■ Data lines

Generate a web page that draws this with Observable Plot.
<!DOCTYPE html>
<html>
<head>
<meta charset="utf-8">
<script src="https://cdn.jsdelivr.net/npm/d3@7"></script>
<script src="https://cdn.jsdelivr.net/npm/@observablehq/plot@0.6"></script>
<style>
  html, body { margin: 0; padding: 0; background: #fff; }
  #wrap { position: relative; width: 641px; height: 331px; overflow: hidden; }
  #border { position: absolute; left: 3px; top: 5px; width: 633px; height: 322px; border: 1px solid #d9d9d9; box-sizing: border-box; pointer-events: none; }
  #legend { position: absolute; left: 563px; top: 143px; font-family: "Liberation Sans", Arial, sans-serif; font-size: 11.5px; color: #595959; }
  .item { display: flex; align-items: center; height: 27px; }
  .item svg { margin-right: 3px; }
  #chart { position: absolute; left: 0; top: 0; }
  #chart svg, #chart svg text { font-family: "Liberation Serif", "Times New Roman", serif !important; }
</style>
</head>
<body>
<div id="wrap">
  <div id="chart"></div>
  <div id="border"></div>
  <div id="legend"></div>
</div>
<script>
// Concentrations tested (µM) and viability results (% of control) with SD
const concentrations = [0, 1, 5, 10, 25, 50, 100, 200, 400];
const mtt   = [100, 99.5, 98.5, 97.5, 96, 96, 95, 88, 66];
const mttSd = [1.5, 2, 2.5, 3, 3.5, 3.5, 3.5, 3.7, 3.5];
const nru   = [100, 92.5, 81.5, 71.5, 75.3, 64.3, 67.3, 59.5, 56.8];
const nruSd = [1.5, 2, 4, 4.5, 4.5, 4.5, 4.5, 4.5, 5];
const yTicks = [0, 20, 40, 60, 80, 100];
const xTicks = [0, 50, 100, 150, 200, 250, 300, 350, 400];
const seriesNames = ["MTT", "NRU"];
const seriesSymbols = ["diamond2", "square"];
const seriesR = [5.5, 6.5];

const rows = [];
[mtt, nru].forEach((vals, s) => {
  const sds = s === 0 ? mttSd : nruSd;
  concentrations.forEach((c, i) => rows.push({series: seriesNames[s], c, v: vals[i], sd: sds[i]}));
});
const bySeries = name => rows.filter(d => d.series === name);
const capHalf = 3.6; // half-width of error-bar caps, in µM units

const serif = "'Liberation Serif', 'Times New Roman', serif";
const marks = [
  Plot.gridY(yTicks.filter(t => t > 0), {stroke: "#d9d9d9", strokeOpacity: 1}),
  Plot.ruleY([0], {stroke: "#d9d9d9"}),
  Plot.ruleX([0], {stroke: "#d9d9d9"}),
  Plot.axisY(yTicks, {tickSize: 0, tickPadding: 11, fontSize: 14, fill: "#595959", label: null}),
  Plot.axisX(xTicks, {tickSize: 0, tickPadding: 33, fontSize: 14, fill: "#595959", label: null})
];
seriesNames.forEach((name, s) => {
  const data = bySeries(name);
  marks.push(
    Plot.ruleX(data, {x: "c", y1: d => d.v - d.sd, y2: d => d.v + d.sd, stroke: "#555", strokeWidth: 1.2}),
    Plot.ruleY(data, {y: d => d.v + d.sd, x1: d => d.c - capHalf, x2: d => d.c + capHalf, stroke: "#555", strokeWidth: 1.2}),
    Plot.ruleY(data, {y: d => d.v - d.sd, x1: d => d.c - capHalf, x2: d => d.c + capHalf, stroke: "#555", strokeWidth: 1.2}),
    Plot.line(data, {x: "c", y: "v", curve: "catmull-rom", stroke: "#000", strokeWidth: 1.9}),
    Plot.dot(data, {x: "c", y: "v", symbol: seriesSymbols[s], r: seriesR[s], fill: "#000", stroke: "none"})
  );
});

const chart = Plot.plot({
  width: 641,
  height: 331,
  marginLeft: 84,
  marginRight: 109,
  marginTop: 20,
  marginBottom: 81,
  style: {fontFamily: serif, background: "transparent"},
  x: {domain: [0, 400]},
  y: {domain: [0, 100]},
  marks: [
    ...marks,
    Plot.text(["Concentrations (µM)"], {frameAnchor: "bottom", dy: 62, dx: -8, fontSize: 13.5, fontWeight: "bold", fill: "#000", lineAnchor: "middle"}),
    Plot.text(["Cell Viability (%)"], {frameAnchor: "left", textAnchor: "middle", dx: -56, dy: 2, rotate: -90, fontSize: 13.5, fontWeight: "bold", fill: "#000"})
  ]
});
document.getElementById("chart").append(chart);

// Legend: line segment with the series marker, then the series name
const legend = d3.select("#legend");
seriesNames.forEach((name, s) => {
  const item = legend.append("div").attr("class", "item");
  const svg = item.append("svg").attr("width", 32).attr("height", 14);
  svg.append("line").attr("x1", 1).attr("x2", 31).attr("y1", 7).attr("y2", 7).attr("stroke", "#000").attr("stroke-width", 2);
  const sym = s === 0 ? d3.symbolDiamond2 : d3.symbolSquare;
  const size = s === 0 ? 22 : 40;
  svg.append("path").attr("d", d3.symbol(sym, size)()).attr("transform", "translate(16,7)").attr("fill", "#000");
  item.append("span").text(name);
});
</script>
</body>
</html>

■ Work to do
Make a list of all lines in the data that contain "with".

■ The response
Generate a web page that draws this with Observable Plot.
// Concentrations tested (µM) and viability results (% of control) with SD
// Legend: line segment with the series marker, then the series name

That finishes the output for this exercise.